Donc, il est clair que ce n’est pas parce qu’un enfant ne "comprend pas" les événements qui se passent comme les comprend et les vit un adulte qu’il n’en est pas traumatisé.
Pire, le traumatisme subi par l’enfant est d’autant plus grave qu’entre son jeune âge et le silence des adultes, il lui faudra beaucoup plus longtemps pour se représenter les événements qu’il a vécus. Et, donc, prolonger indéfiniment ses souffrances et avoir bien moins de chances de les apaiser.
D’autre part, si on ne les remarque pas dans la vie, c’est probablement que les victimes de traumatismes ne se promènent pas dans la rue avec une pancarte pour signaler qu’elles sont traumatisées.

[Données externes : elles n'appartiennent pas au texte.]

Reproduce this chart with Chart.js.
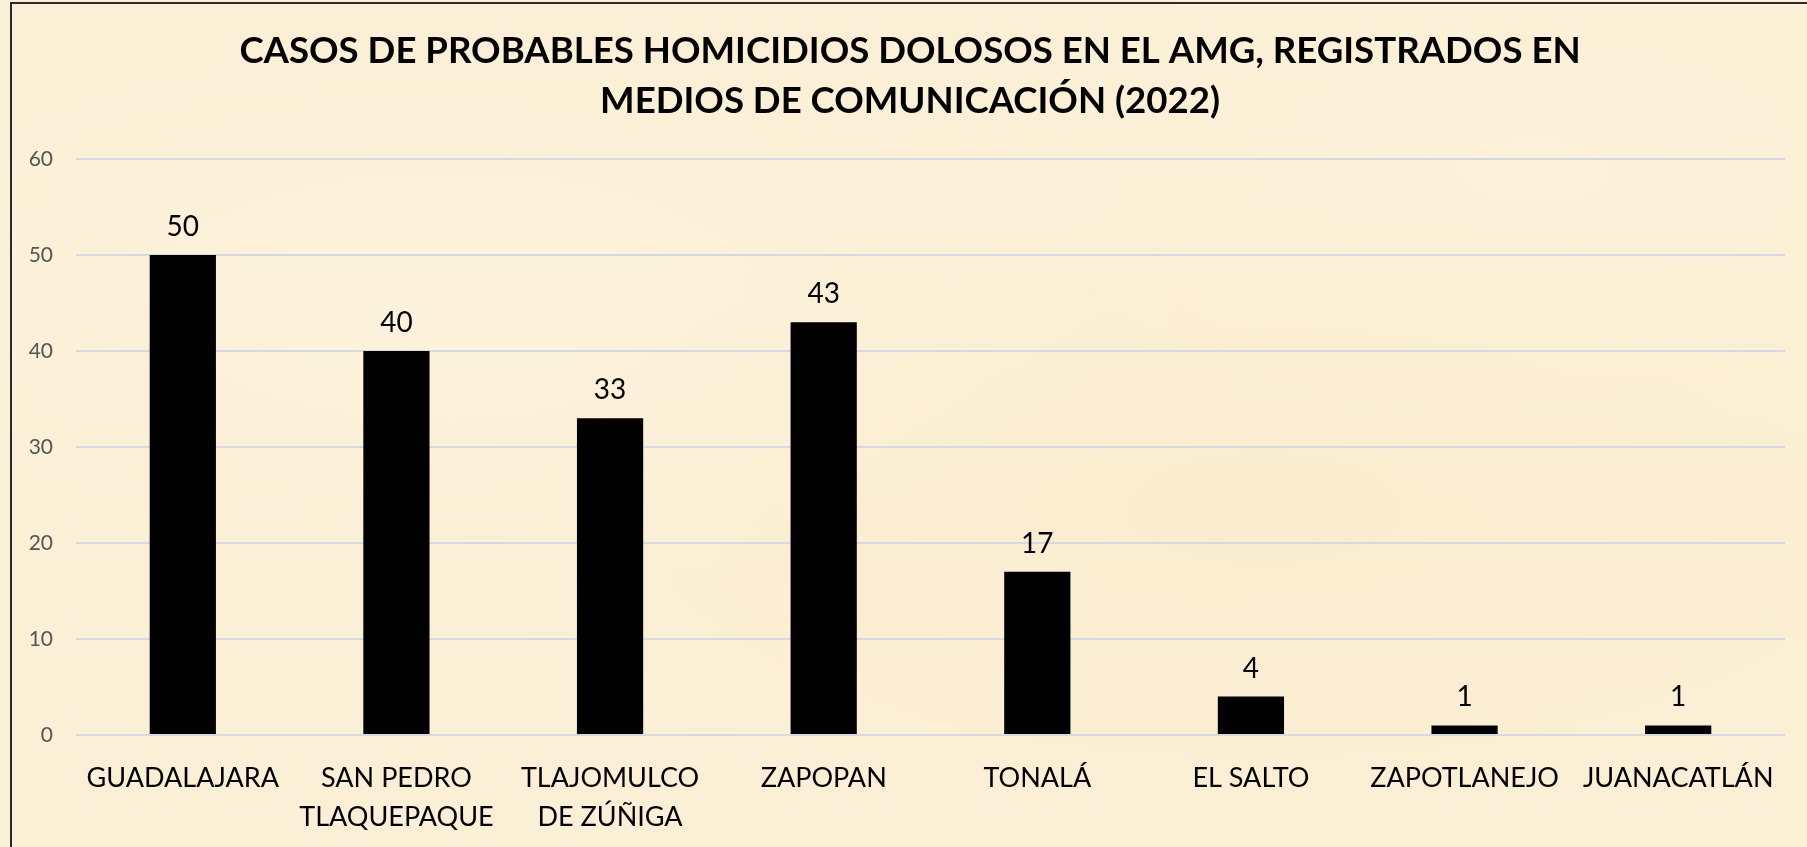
<!DOCTYPE html>
<html>
<head>
<meta charset="utf-8">
<script src="https://cdn.jsdelivr.net/npm/chart.js@4.4.1/dist/chart.umd.min.js"></script>
<style>
  html, body { margin: 0; padding: 0; }
  body {
    width: 1807px; height: 847px; overflow: hidden; position: relative;
    background-color: #fbefd5;
    background-image:
      radial-gradient(ellipse at 25% 35%, rgba(255,246,225,0.45), rgba(255,246,225,0) 40%),
      radial-gradient(ellipse at 70% 60%, rgba(246,228,190,0.3), rgba(246,228,190,0) 45%),
      radial-gradient(ellipse at 85% 20%, rgba(255,245,222,0.4), rgba(255,245,222,0) 35%);
  }
  #frame {
    position: absolute; left: 10px; top: 2px; width: 1820px; height: 870px;
    border-left: 2px solid #2a2a2a; border-top: 2px solid #2a2a2a;
  }
  #myBarChart { position: absolute; left: 0; top: 0; }
</style>
</head>
<body>
<div id="frame"></div>
<canvas id="myBarChart" width="1807" height="847"></canvas>
<script>
  const categories = [
    'GUADALAJARA',
    ['SAN PEDRO', 'TLAQUEPAQUE'],
    ['TLAJOMULCO', 'DE ZÚÑIGA'],
    'ZAPOPAN',
    'TONALÁ',
    'EL SALTO',
    'ZAPOTLANEJO',
    'JUANACATLÁN'
  ];
  const casos = [50, 40, 33, 43, 17, 4, 1, 1];
  const yTicks = [0, 10, 20, 30, 40, 50, 60];

  const titleLines = [
    'CASOS DE PROBABLES HOMICIDIOS DOLOSOS EN EL AMG, REGISTRADOS EN',
    'MEDIOS DE COMUNICACIÓN (2022)'
  ];

  // titulo dibujado a mano, un poco corrido a la derecha como en el original
  const chartTitle = {
    id: 'chartTitle',
    afterDraw(chart) {
      const ctx = chart.ctx;
      ctx.save();
      ctx.font = 'bold 36.6px Lato';
      ctx.fillStyle = '#000';
      ctx.textAlign = 'center';
      ctx.textBaseline = 'middle';
      titleLines.forEach((line, i) => {
        ctx.fillText(line, 910, 51 + i * 50);
      });
      ctx.restore();
    }
  };

  // etiquetas de valor encima de cada barra
  const valueLabels = {
    id: 'valueLabels',
    afterDatasetsDraw(chart) {
      const ctx = chart.ctx;
      const meta = chart.getDatasetMeta(0);
      ctx.save();
      ctx.font = '28px Lato';
      ctx.fillStyle = '#000';
      ctx.textAlign = 'center';
      ctx.textBaseline = 'middle';
      meta.data.forEach((bar, i) => {
        ctx.fillText(chart.data.datasets[0].data[i], bar.x, bar.y - 28);
      });
      ctx.restore();
    }
  };

  const barData = {
    labels: categories,
    datasets: [
      {
        label: 'Casos',
        data: casos,
        backgroundColor: '#000000',
        borderWidth: 0,
        categoryPercentage: 1,
        barPercentage: 0.31
      }
    ]
  };

  const barConfig = {
    type: 'bar',
    data: barData,
    options: {
      responsive: false,
      animation: false,
      layout: {
        padding: { left: 12, right: 22, top: 159, bottom: 0 }
      },
      scales: {
        x: {
          afterFit(scale) { scale.height = 112; },
          grid: { display: false, drawTicks: false },
          border: { display: false },
          ticks: {
            color: '#000',
            padding: 24,
            maxRotation: 0,
            autoSkip: false,
            font: { family: 'Lato', size: 27, lineHeight: '39px' }
          }
        },
        y: {
          min: 0,
          max: 60,
          afterFit(scale) { scale.width = 64; },
          afterBuildTicks(scale) { scale.ticks = yTicks.map(v => ({ value: v })); },
          grid: { color: '#d6d9e4', lineWidth: 2, drawTicks: false },
          border: { display: false },
          ticks: {
            color: '#555555',
            padding: 23,
            font: { family: 'Lato', size: 21 }
          }
        }
      },
      plugins: {
        legend: { display: false },
        tooltip: { enabled: false },
        title: { display: false }
      }
    },
    plugins: [valueLabels, chartTitle]
  };

  document.fonts.load('bold 37px Lato').then(() => document.fonts.load('26px Lato')).then(() => {
    const myBarChart = new Chart(
      document.getElementById('myBarChart'),
      barConfig
    );
  });
</script>
</body>
</html>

Mais il n’y a jamais de jour de fermeture au café du commerce.
Heureusement, car c’est là que les traumatisés viennent faire leur thérapie.
@Jamilla, merci pour ces exemples. Il ne peut pas y avoir eu que ces incidents dans les milliers d’école. Tout a été fait en haut lieu pour qu’il y ait des incidents, justement. Et, si peu de témoignages ont été publiés, c’est que, malgré les provocations et les injonctions gouvernementales, les choses ont été gérées (peut-être même intelligemment) à l’interne.
Personnellement, je trouve ces exemples très crédibles, et, moi, je ne connais pas qu’un seul enseignant au fin fond d’une campagne, qui servirait d’étalon pour tous les autres.
@Sheynat, je viens de voir votre commentaire. J’y adhère aussi. Marre du storytelling, comme le souligne Antar.
L’extrême-droite ne passera pas grâce à quelques fachos au crâne rasé, mais grâce à ces gens qui se prétendent de gauche qui apportent quotidiennement, seau après seau, de l’eau à leur moulin.